→ **Collected material**

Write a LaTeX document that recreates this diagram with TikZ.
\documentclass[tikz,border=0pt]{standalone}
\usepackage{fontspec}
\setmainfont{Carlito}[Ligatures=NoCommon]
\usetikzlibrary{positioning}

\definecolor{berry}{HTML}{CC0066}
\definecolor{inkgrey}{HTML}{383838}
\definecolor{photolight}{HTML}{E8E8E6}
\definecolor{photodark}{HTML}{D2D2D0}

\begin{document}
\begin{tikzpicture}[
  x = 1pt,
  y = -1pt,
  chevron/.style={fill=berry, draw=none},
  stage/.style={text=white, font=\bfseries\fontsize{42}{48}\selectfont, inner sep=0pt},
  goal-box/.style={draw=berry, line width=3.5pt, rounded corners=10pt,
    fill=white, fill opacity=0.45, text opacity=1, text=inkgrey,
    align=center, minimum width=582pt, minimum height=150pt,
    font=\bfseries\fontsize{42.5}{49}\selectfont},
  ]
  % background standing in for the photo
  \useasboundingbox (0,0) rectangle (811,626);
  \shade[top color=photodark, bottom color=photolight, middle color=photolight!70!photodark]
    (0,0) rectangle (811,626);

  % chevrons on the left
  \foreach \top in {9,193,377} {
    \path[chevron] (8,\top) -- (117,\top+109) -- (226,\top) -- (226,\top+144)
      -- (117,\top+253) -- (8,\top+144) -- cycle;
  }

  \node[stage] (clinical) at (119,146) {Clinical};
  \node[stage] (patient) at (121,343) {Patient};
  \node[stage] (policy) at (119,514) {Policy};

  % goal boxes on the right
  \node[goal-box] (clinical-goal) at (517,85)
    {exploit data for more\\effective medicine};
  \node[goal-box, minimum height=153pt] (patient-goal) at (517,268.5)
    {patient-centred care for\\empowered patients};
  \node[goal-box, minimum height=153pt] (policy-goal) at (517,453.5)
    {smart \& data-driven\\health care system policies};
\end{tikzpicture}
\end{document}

→ **Work to be completed**
Return all the data exactly as given.

→ **Written answer**
Write a LaTeX document that recreates this diagram with TikZ.
\documentclass[tikz,border=0pt]{standalone}
\usepackage{fontspec}
\setmainfont{Carlito}[Ligatures=NoCommon]
\usetikzlibrary{positioning}

\definecolor{berry}{HTML}{CC0066}
\definecolor{inkgrey}{HTML}{383838}
\definecolor{photolight}{HTML}{E8E8E6}
\definecolor{photodark}{HTML}{D2D2D0}

\begin{document}
\begin{tikzpicture}[
  x = 1pt,
  y = -1pt,
  chevron/.style={fill=berry, draw=none},
  stage/.style={text=white, font=\bfseries\fontsize{42}{48}\selectfont, inner sep=0pt},
  goal-box/.style={draw=berry, line width=3.5pt, rounded corners=10pt,
    fill=white, fill opacity=0.45, text opacity=1, text=inkgrey,
    align=center, minimum width=582pt, minimum height=150pt,
    font=\bfseries\fontsize{42.5}{49}\selectfont},
  ]
  % background standing in for the photo
  \useasboundingbox (0,0) rectangle (811,626);
  \shade[top color=photodark, bottom color=photolight, middle color=photolight!70!photodark]
    (0,0) rectangle (811,626);

  % chevrons on the left
  \foreach \top in {9,193,377} {
    \path[chevron] (8,\top) -- (117,\top+109) -- (226,\top) -- (226,\top+144)
      -- (117,\top+253) -- (8,\top+144) -- cycle;
  }

  \node[stage] (clinical) at (119,146) {Clinical};
  \node[stage] (patient) at (121,343) {Patient};
  \node[stage] (policy) at (119,514) {Policy};

  % goal boxes on the right
  \node[goal-box] (clinical-goal) at (517,85)
    {exploit data for more\\effective medicine};
  \node[goal-box, minimum height=153pt] (patient-goal) at (517,268.5)
    {patient-centred care for\\empowered patients};
  \node[goal-box, minimum height=153pt] (policy-goal) at (517,453.5)
    {smart \& data-driven\\health care system policies};
\end{tikzpicture}
\end{document}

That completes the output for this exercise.